Mike Pompeo gives EU a Twitter lecture on Iran

July 12, 2018

The US secretary of state is pressing the European Union to economically isolate Iran. Mike Pompeo alleges that the country uses funds to foment instability in the Middle East — and beyond.

https://p.dw.com/p/31LMJ
Mike Pompeo
Image: picture-alliance/AP Photo/J. S. Applewhite

On Thursday, Secretary of State Mike Pompeo called on US allies to help impose economic pressure on Iran, accusing the country of continuing to sell weapons in the Middle East. He also alleged that Iran had used its embassies to plot terror attacks in EU countries.

"We ask our allies and partners to join our economic pressure campaign against Iran's regime," Pompeo wrote on Twitter ahead of Thursday's scheduled talks with the European Union's foreign policy coordinator, Federica Mogherini. "We must cut off all funding the regime uses to fund terrorism & proxy wars. There's no telling when Iran may try to foment terrorism, violence & instability in one of our countries next."

Pompeo appended a map claiming that Iran had at least indirect involvement in at least 11 terrorist attacks in Europe since 1979. However, he did not specify precisely which attacks it referred to, nor did he make any case for why or how Iran had been involved. 

'In blatant violation'

Earlier this week, Pompeo asked NATO members to join the US-led campaign to put economic pressure on Iran. The United States began earnest efforts to isolate Iran economically in May, after President Donald Trump withdrew from a landmark nuclear deal that the administration of his predecessor, Barack Obama, and the governments of five other countries had spent years negotiating. The multinational deal lifted many sanctions imposed for years on Iran in return for the country's voluntary curbing of its nuclear program.

"Iran continues to send weapons across the Middle East, in blatant violation of UN Security Council resolutions," Pompeo also wrote on Twitter on Thursday. "Iran's regime wants to start trouble wherever it can. It's our responsibility to stop it." 
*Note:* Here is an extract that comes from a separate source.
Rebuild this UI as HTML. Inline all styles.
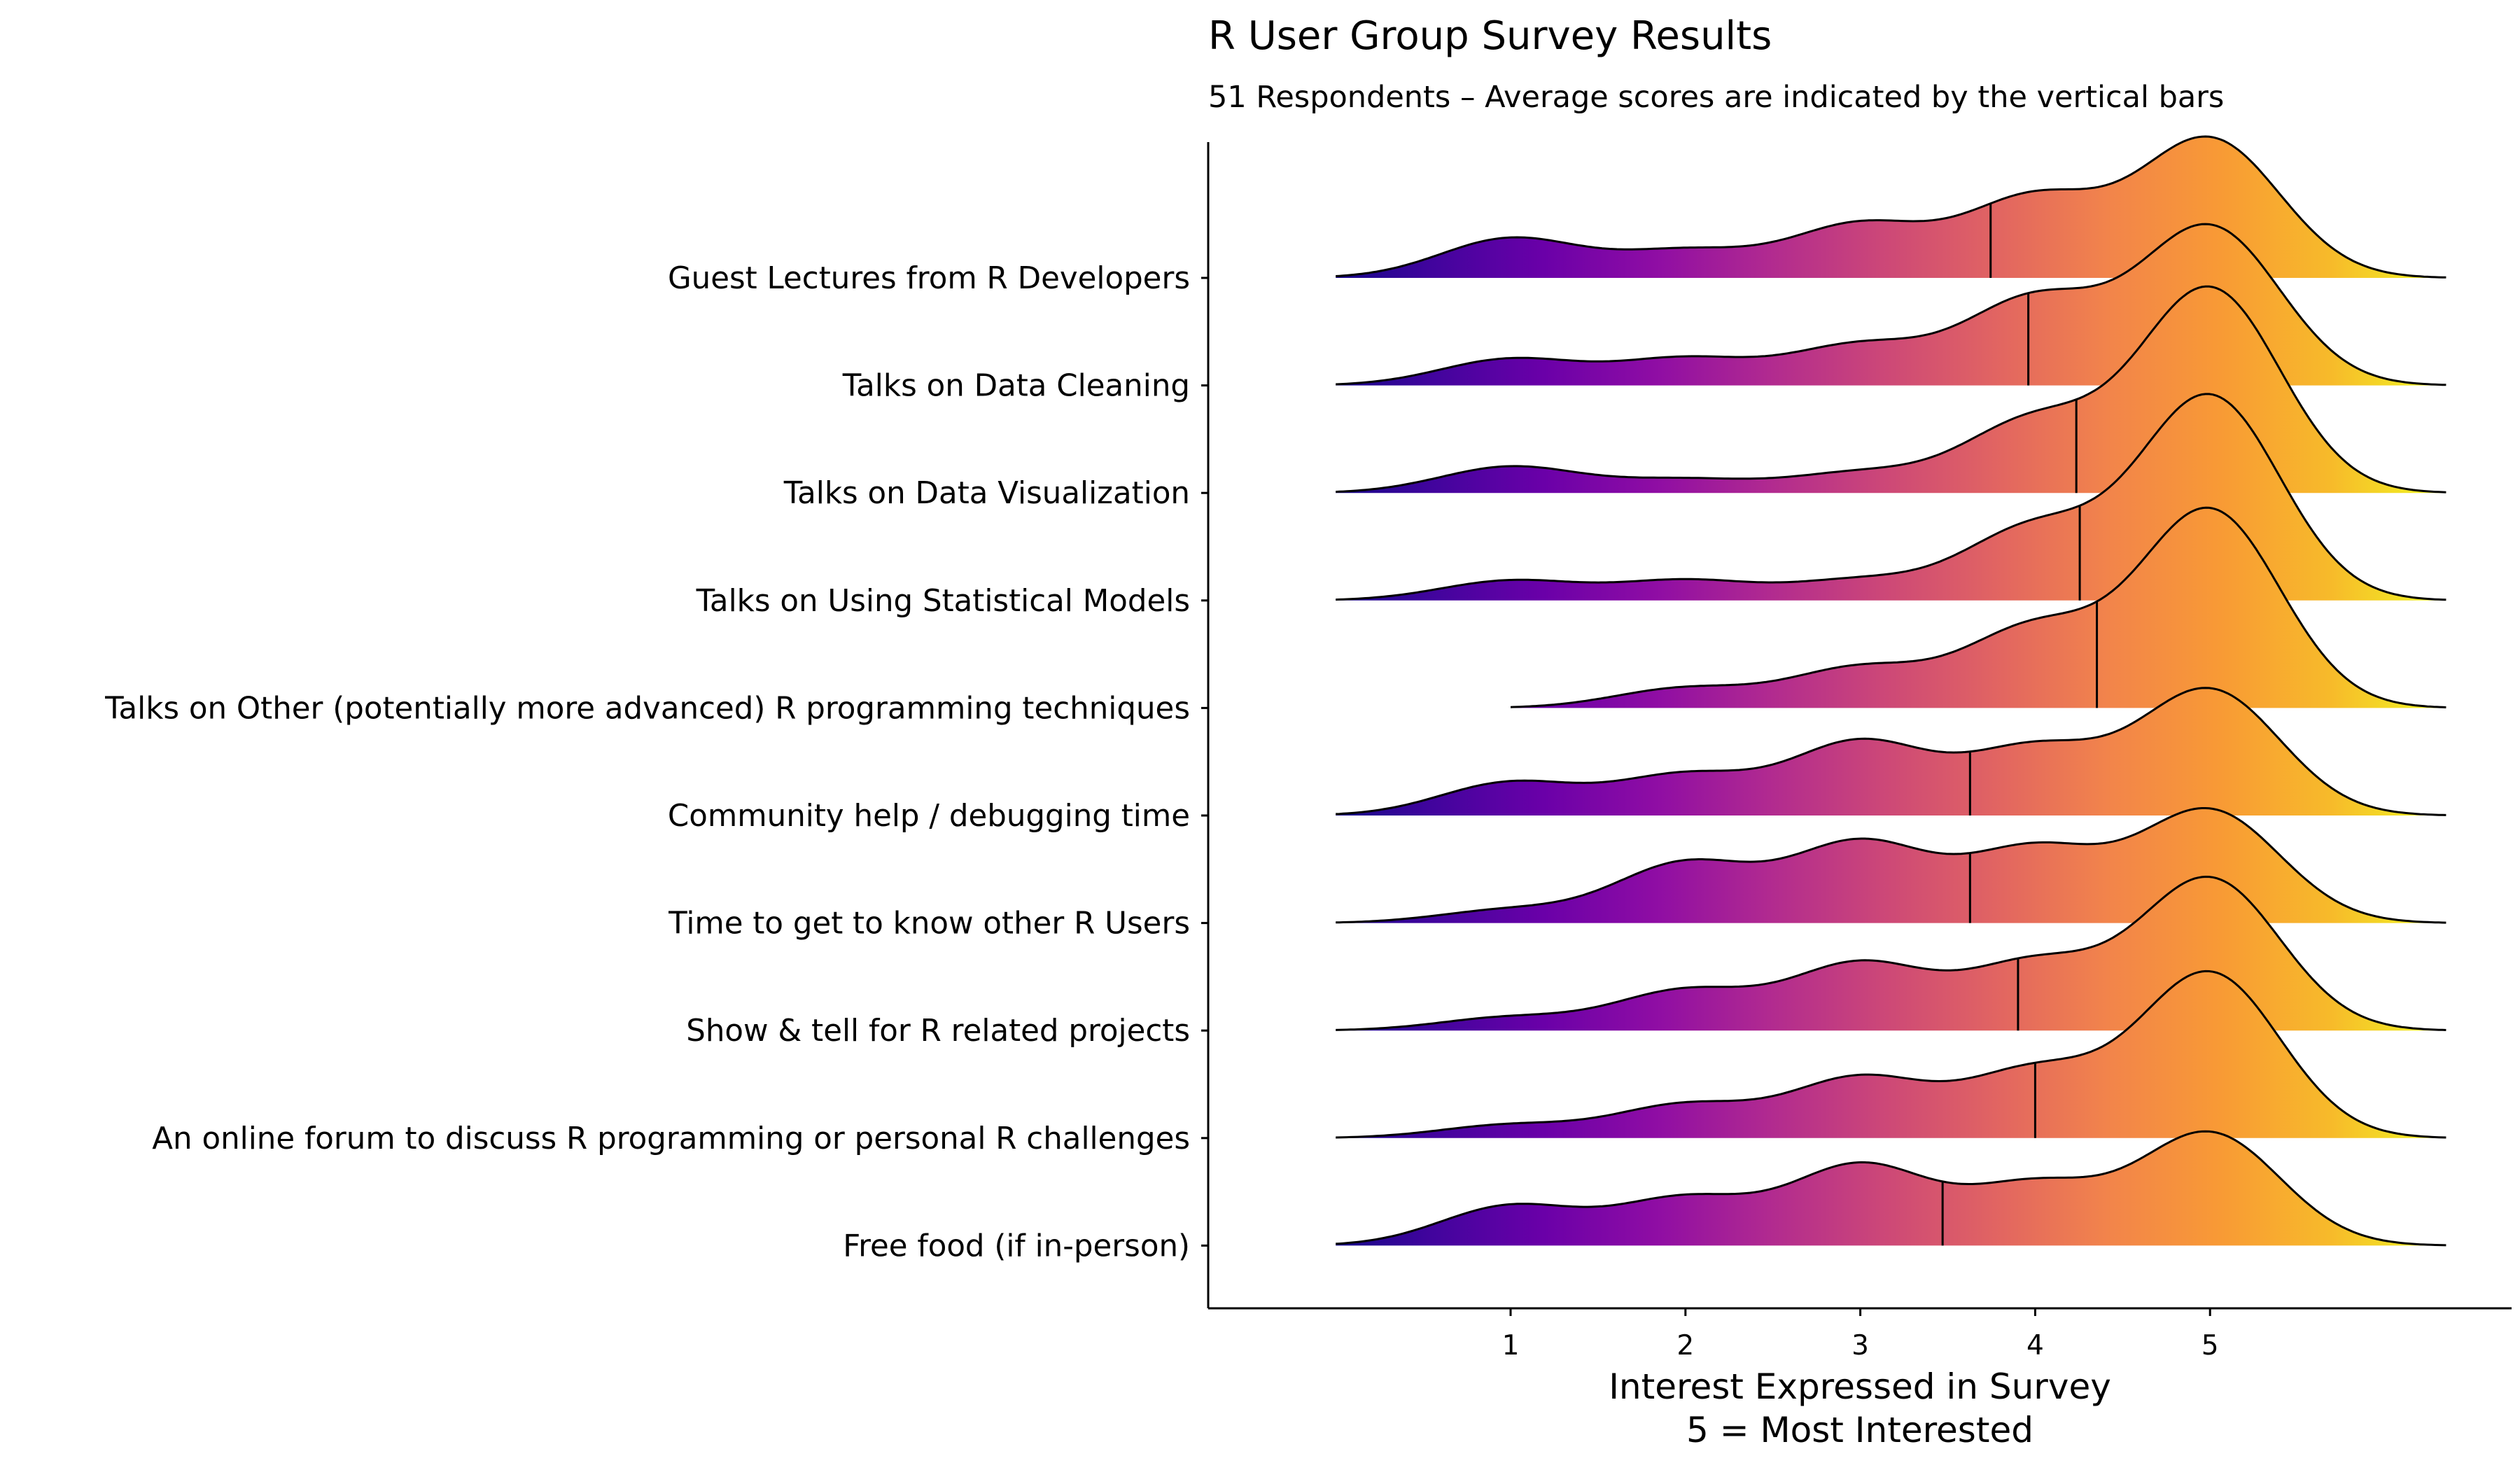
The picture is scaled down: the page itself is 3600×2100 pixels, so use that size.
<!DOCTYPE html>
<html><head><meta charset="utf-8"><style>
html,body{margin:0;padding:0;background:#fff;}
svg{display:block;font-family:"DejaVu Sans","Liberation Sans",sans-serif;}
</style></head><body>
<svg id="chart" width="3600" height="2100" viewBox="0 0 3600 2100" xmlns="http://www.w3.org/2000/svg">
<defs>
<linearGradient id="plasma" gradientUnits="userSpaceOnUse" x1="1883" y1="0" x2="3494" y2="0">
<stop offset="0" stop-color="#0d0887"/>
<stop offset="0.1" stop-color="#41049d"/>
<stop offset="0.2" stop-color="#6a00a8"/>
<stop offset="0.3" stop-color="#8f0da4"/>
<stop offset="0.4" stop-color="#b12a90"/>
<stop offset="0.5" stop-color="#cc4778"/>
<stop offset="0.6" stop-color="#e16462"/>
<stop offset="0.7" stop-color="#f2844b"/>
<stop offset="0.8" stop-color="#f89a35"/>
<stop offset="0.9" stop-color="#f7bb2a"/>
<stop offset="1" stop-color="#f0f921"/>
</linearGradient>
</defs>
<text x="1726" y="70" font-size="56" fill="#000">R User Group Survey Results</text>
<text x="1726" y="153" font-size="43" fill="#000">51 Respondents – Average scores are indicated by the vertical bars</text>
<g id="ridges"></g>
<g id="axes"></g>
<text x="2657" y="1998" font-size="50" text-anchor="middle">Interest Expressed in Survey</text>
<text x="2657" y="2060" font-size="50" text-anchor="middle">5 = Most Interested</text>
</svg>
<script>
const categories = ["Guest Lectures from R Developers","Talks on Data Cleaning","Talks on Data Visualization","Talks on Using Statistical Models","Talks on Other (potentially more advanced) R programming techniques","Community help / debugging time","Time to get to know other R Users","Show & tell for R related projects","An online forum to discuss R programming or personal R challenges","Free food (if in-person)"];
// counts of responses for scores 1..5
const count1 = [6,4,4,3,0,5,2,2,2,6];
const count2 = [4,4,2,3,3,6,9,6,5,7];
const count3 = [8,6,3,3,6,11,12,10,9,12];
const count4 = [12,13,11,11,12,10,11,10,10,9];
const count5 = [21,24,31,31,30,19,17,23,25,17];
const scores = [1,2,3,4,5];
const xTicks = [1,2,3,4,5];

const NS="http://www.w3.org/2000/svg";
const rg=document.getElementById('ridges');
const ax=document.getElementById('axes');
const X0=1726, X1=3588, YB=1869, YT=203;
function xs(v){return 2158+(v-1)*249.8;}
function ys(i){return 397+i*153.6;}
const bw=0.4;
function mk(tag,attrs){const e=document.createElementNS(NS,tag);for(const k in attrs)e.setAttribute(k,attrs[k]);return e;}
function dens(cnt,x){let n=0,s=0;for(let j=0;j<5;j++){n+=cnt[j];const z=(x-scores[j])/bw;s+=cnt[j]*Math.exp(-0.5*z*z);}return s/(n*bw*Math.sqrt(2*Math.PI));}
const rows=categories.map((c,i)=>[count1[i],count2[i],count3[i],count4[i],count5[i]]);
let maxD=0;
rows.forEach(cnt=>{for(let x=0;x<=6.5;x+=0.01)maxD=Math.max(maxD,dens(cnt,x));});
const H=295/maxD;
rows.forEach((cnt,i)=>{
  let mn=1;while(cnt[mn-1]===0)mn++;
  let mx=5;while(cnt[mx-1]===0)mx--;
  const lo=mn-1.0, hi=mx+1.35;
  const b=ys(i);
  let d=`M${xs(lo)},${b}`;let top='';
  for(let k=0;k<=300;k++){const x=lo+(hi-lo)*k/300;const y=b-dens(cnt,x)*H;d+=` L${xs(x).toFixed(1)},${y.toFixed(1)}`;top+=(k?' L':'M')+xs(x).toFixed(1)+','+y.toFixed(1);}
  d+=` L${xs(hi)},${b} Z`;
  const g=mk('g',{});
  
  
  const area=mk('path',{d:d,fill:'url(#plasma)',stroke:'none'});
  
  
  g.appendChild(area);
  const line=mk('path',{d:top,fill:'none',stroke:'#000','stroke-width':3});
  
  
  g.appendChild(line);
  let n=0,s=0;for(let j=0;j<5;j++){n+=cnt[j];s+=cnt[j]*scores[j];}
  const m=s/n;
  const ml=mk('line',{x1:xs(m),x2:xs(m),y1:b,y2:b-dens(cnt,m)*H,stroke:'#000','stroke-width':3});
  
  
  g.appendChild(ml);
  rg.appendChild(g);
  const t=mk('text',{x:1700,y:b+15,'font-size':43.5,'text-anchor':'end'});
  t.textContent=categories[i];
  
  
  ax.appendChild(t);
  const tk=mk('line',{x1:X0-10,x2:X0,y1:b,y2:b,stroke:'#000','stroke-width':3});
  
  
  ax.appendChild(tk);
});
const yl=mk('line',{x1:X0,x2:X0,y1:YT,y2:YB,stroke:'#000','stroke-width':3});


ax.appendChild(yl);
const xl=mk('line',{x1:X0,x2:X1,y1:YB,y2:YB,stroke:'#000','stroke-width':3});


ax.appendChild(xl);
xTicks.forEach(v=>{
  const tk=mk('line',{x1:xs(v),x2:xs(v),y1:YB,y2:YB+11,stroke:'#000','stroke-width':3});
  
  
  ax.appendChild(tk);
  const t=mk('text',{x:xs(v),y:1935,'font-size':39,'text-anchor':'middle'});
  t.textContent=v;
  
  
  ax.appendChild(t);
});
</script>
</body></html>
Since Trump's decision to withdraw from the agreement, EU member states have scrambled to ensure that Iran gets enough economic benefits to persuade it to maintain the nuclear curbs required by the deal. But, so far, it has proven difficult to offset the impact of US sanctions, with EU firms reluctant to risk far-reaching financial penalties for doing business in Iran. Additionally, the United States has ordered countries to halt imports of Iranian oil by November 4 or face US financial measures — with no exemptions.

"I would say there might be an escalation between us and the Iranians," Trump, who was also in Brussels for this week's NATO summit, told reporters earlier on Thursday. However, he added, the country had begun "treating us with much more respect right now than they did in the past."